Dataset section:
—————

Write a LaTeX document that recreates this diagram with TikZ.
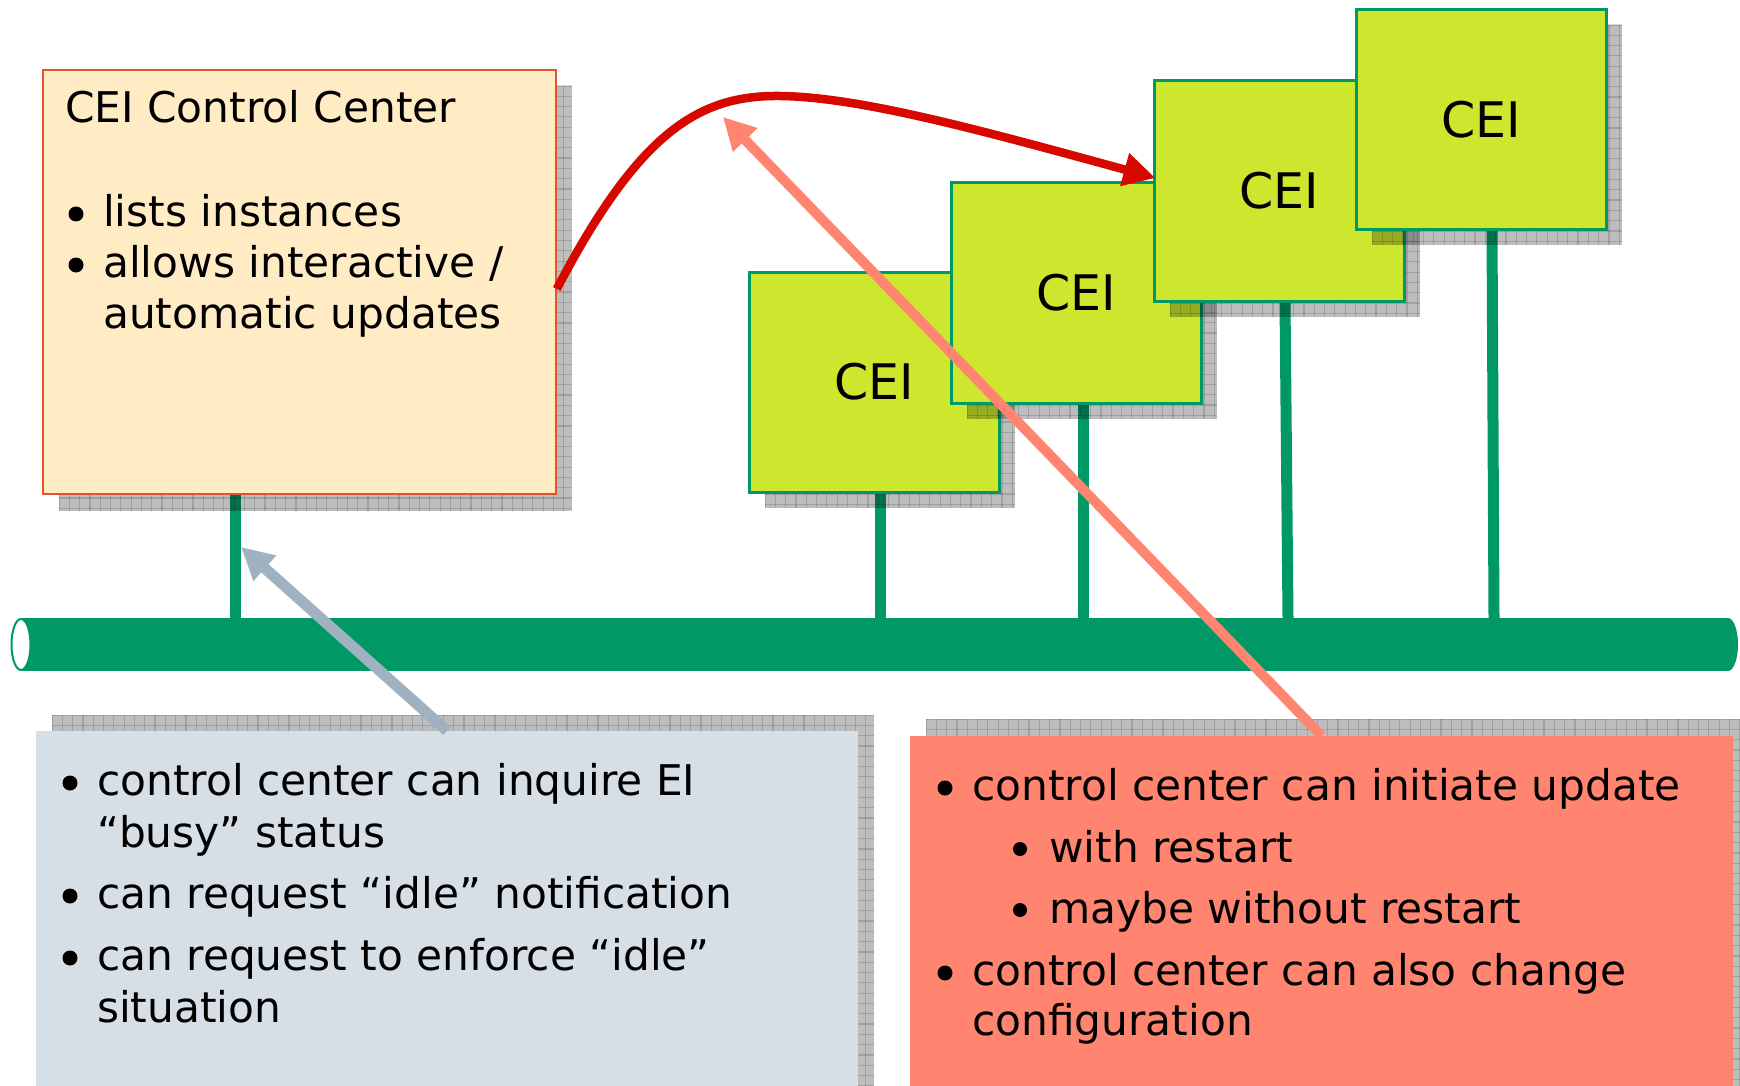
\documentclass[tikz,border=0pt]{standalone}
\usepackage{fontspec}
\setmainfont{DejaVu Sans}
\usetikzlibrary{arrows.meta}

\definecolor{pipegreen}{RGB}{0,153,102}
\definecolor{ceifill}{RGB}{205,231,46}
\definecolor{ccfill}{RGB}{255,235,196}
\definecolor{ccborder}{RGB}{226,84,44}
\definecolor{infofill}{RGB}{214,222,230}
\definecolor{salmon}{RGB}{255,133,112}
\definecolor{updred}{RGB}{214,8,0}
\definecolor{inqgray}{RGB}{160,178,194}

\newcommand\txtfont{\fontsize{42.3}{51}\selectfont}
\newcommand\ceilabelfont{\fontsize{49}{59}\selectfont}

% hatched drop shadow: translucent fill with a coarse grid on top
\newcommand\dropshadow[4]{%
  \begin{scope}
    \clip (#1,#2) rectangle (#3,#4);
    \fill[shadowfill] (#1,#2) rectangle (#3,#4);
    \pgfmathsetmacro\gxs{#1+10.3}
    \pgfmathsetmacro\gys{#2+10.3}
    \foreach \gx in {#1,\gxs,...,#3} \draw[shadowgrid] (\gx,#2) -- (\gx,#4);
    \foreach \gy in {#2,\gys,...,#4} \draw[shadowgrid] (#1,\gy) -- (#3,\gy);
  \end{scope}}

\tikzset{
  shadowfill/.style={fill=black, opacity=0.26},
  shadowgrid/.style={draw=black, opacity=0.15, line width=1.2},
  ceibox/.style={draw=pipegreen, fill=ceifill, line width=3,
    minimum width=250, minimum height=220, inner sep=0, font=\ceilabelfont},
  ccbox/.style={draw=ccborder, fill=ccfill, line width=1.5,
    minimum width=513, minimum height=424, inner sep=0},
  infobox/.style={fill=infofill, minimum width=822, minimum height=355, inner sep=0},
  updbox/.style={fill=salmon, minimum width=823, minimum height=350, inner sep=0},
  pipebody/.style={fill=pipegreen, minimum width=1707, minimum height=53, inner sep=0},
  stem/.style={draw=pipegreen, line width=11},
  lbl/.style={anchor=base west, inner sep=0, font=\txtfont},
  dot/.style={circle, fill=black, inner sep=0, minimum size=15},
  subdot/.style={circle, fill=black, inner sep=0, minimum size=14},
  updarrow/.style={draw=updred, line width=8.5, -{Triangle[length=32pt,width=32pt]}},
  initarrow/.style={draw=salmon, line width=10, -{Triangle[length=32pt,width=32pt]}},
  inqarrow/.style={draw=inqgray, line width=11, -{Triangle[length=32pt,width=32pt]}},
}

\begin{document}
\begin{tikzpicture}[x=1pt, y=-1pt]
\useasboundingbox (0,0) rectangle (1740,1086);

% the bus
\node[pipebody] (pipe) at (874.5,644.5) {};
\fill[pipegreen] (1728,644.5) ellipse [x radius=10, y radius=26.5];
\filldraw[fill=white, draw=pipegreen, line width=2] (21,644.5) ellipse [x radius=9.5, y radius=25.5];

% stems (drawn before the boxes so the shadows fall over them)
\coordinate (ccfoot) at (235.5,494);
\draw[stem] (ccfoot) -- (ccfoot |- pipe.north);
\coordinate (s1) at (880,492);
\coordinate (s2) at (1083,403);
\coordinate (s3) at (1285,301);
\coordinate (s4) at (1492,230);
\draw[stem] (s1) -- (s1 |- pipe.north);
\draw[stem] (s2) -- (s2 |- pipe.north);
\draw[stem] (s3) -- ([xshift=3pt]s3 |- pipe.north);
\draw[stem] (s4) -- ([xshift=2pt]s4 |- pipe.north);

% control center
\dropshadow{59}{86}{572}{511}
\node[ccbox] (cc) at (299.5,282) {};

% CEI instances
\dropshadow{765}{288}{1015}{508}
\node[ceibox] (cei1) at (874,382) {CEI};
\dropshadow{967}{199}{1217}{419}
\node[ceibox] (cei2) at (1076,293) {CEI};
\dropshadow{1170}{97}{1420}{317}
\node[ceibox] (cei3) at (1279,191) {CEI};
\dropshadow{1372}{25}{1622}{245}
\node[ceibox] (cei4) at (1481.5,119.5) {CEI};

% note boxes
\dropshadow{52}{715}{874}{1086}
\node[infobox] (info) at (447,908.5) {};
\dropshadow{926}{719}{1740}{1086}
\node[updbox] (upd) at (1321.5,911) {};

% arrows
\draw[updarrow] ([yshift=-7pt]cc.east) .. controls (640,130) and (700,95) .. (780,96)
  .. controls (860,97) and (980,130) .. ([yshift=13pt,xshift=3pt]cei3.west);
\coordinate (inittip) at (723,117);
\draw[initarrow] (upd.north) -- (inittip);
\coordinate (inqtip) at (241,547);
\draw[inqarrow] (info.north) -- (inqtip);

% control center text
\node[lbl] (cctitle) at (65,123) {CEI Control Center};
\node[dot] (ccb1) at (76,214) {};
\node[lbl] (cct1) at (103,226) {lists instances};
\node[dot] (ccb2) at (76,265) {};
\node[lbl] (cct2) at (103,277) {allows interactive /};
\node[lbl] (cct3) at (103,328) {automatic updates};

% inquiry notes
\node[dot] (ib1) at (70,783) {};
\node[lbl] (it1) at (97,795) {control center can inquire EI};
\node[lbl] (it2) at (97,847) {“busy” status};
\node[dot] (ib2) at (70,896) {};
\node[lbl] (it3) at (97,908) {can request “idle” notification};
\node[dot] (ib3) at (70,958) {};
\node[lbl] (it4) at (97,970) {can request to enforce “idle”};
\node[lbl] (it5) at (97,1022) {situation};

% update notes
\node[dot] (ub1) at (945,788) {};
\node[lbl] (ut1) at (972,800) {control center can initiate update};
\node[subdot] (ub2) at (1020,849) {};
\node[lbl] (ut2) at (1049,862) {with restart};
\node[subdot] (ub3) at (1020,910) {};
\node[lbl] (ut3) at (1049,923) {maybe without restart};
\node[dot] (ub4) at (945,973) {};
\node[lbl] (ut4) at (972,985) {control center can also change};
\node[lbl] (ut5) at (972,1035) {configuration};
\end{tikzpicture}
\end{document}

—————

Set exercise:
Replicate the material above verbatim; images stay out of the copy.

Completed task:
Write a LaTeX document that recreates this diagram with TikZ.
\documentclass[tikz,border=0pt]{standalone}
\usepackage{fontspec}
\setmainfont{DejaVu Sans}
\usetikzlibrary{arrows.meta}

\definecolor{pipegreen}{RGB}{0,153,102}
\definecolor{ceifill}{RGB}{205,231,46}
\definecolor{ccfill}{RGB}{255,235,196}
\definecolor{ccborder}{RGB}{226,84,44}
\definecolor{infofill}{RGB}{214,222,230}
\definecolor{salmon}{RGB}{255,133,112}
\definecolor{updred}{RGB}{214,8,0}
\definecolor{inqgray}{RGB}{160,178,194}

\newcommand\txtfont{\fontsize{42.3}{51}\selectfont}
\newcommand\ceilabelfont{\fontsize{49}{59}\selectfont}

% hatched drop shadow: translucent fill with a coarse grid on top
\newcommand\dropshadow[4]{%
  \begin{scope}
    \clip (#1,#2) rectangle (#3,#4);
    \fill[shadowfill] (#1,#2) rectangle (#3,#4);
    \pgfmathsetmacro\gxs{#1+10.3}
    \pgfmathsetmacro\gys{#2+10.3}
    \foreach \gx in {#1,\gxs,...,#3} \draw[shadowgrid] (\gx,#2) -- (\gx,#4);
    \foreach \gy in {#2,\gys,...,#4} \draw[shadowgrid] (#1,\gy) -- (#3,\gy);
  \end{scope}}

\tikzset{
  shadowfill/.style={fill=black, opacity=0.26},
  shadowgrid/.style={draw=black, opacity=0.15, line width=1.2},
  ceibox/.style={draw=pipegreen, fill=ceifill, line width=3,
    minimum width=250, minimum height=220, inner sep=0, font=\ceilabelfont},
  ccbox/.style={draw=ccborder, fill=ccfill, line width=1.5,
    minimum width=513, minimum height=424, inner sep=0},
  infobox/.style={fill=infofill, minimum width=822, minimum height=355, inner sep=0},
  updbox/.style={fill=salmon, minimum width=823, minimum height=350, inner sep=0},
  pipebody/.style={fill=pipegreen, minimum width=1707, minimum height=53, inner sep=0},
  stem/.style={draw=pipegreen, line width=11},
  lbl/.style={anchor=base west, inner sep=0, font=\txtfont},
  dot/.style={circle, fill=black, inner sep=0, minimum size=15},
  subdot/.style={circle, fill=black, inner sep=0, minimum size=14},
  updarrow/.style={draw=updred, line width=8.5, -{Triangle[length=32pt,width=32pt]}},
  initarrow/.style={draw=salmon, line width=10, -{Triangle[length=32pt,width=32pt]}},
  inqarrow/.style={draw=inqgray, line width=11, -{Triangle[length=32pt,width=32pt]}},
}

\begin{document}
\begin{tikzpicture}[x=1pt, y=-1pt]
\useasboundingbox (0,0) rectangle (1740,1086);

% the bus
\node[pipebody] (pipe) at (874.5,644.5) {};
\fill[pipegreen] (1728,644.5) ellipse [x radius=10, y radius=26.5];
\filldraw[fill=white, draw=pipegreen, line width=2] (21,644.5) ellipse [x radius=9.5, y radius=25.5];

% stems (drawn before the boxes so the shadows fall over them)
\coordinate (ccfoot) at (235.5,494);
\draw[stem] (ccfoot) -- (ccfoot |- pipe.north);
\coordinate (s1) at (880,492);
\coordinate (s2) at (1083,403);
\coordinate (s3) at (1285,301);
\coordinate (s4) at (1492,230);
\draw[stem] (s1) -- (s1 |- pipe.north);
\draw[stem] (s2) -- (s2 |- pipe.north);
\draw[stem] (s3) -- ([xshift=3pt]s3 |- pipe.north);
\draw[stem] (s4) -- ([xshift=2pt]s4 |- pipe.north);

% control center
\dropshadow{59}{86}{572}{511}
\node[ccbox] (cc) at (299.5,282) {};

% CEI instances
\dropshadow{765}{288}{1015}{508}
\node[ceibox] (cei1) at (874,382) {CEI};
\dropshadow{967}{199}{1217}{419}
\node[ceibox] (cei2) at (1076,293) {CEI};
\dropshadow{1170}{97}{1420}{317}
\node[ceibox] (cei3) at (1279,191) {CEI};
\dropshadow{1372}{25}{1622}{245}
\node[ceibox] (cei4) at (1481.5,119.5) {CEI};

% note boxes
\dropshadow{52}{715}{874}{1086}
\node[infobox] (info) at (447,908.5) {};
\dropshadow{926}{719}{1740}{1086}
\node[updbox] (upd) at (1321.5,911) {};

% arrows
\draw[updarrow] ([yshift=-7pt]cc.east) .. controls (640,130) and (700,95) .. (780,96)
  .. controls (860,97) and (980,130) .. ([yshift=13pt,xshift=3pt]cei3.west);
\coordinate (inittip) at (723,117);
\draw[initarrow] (upd.north) -- (inittip);
\coordinate (inqtip) at (241,547);
\draw[inqarrow] (info.north) -- (inqtip);

% control center text
\node[lbl] (cctitle) at (65,123) {CEI Control Center};
\node[dot] (ccb1) at (76,214) {};
\node[lbl] (cct1) at (103,226) {lists instances};
\node[dot] (ccb2) at (76,265) {};
\node[lbl] (cct2) at (103,277) {allows interactive /};
\node[lbl] (cct3) at (103,328) {automatic updates};

% inquiry notes
\node[dot] (ib1) at (70,783) {};
\node[lbl] (it1) at (97,795) {control center can inquire EI};
\node[lbl] (it2) at (97,847) {“busy” status};
\node[dot] (ib2) at (70,896) {};
\node[lbl] (it3) at (97,908) {can request “idle” notification};
\node[dot] (ib3) at (70,958) {};
\node[lbl] (it4) at (97,970) {can request to enforce “idle”};
\node[lbl] (it5) at (97,1022) {situation};

% update notes
\node[dot] (ub1) at (945,788) {};
\node[lbl] (ut1) at (972,800) {control center can initiate update};
\node[subdot] (ub2) at (1020,849) {};
\node[lbl] (ut2) at (1049,862) {with restart};
\node[subdot] (ub3) at (1020,910) {};
\node[lbl] (ut3) at (1049,923) {maybe without restart};
\node[dot] (ub4) at (945,973) {};
\node[lbl] (ut4) at (972,985) {control center can also change};
\node[lbl] (ut5) at (972,1035) {configuration};
\end{tikzpicture}
\end{document}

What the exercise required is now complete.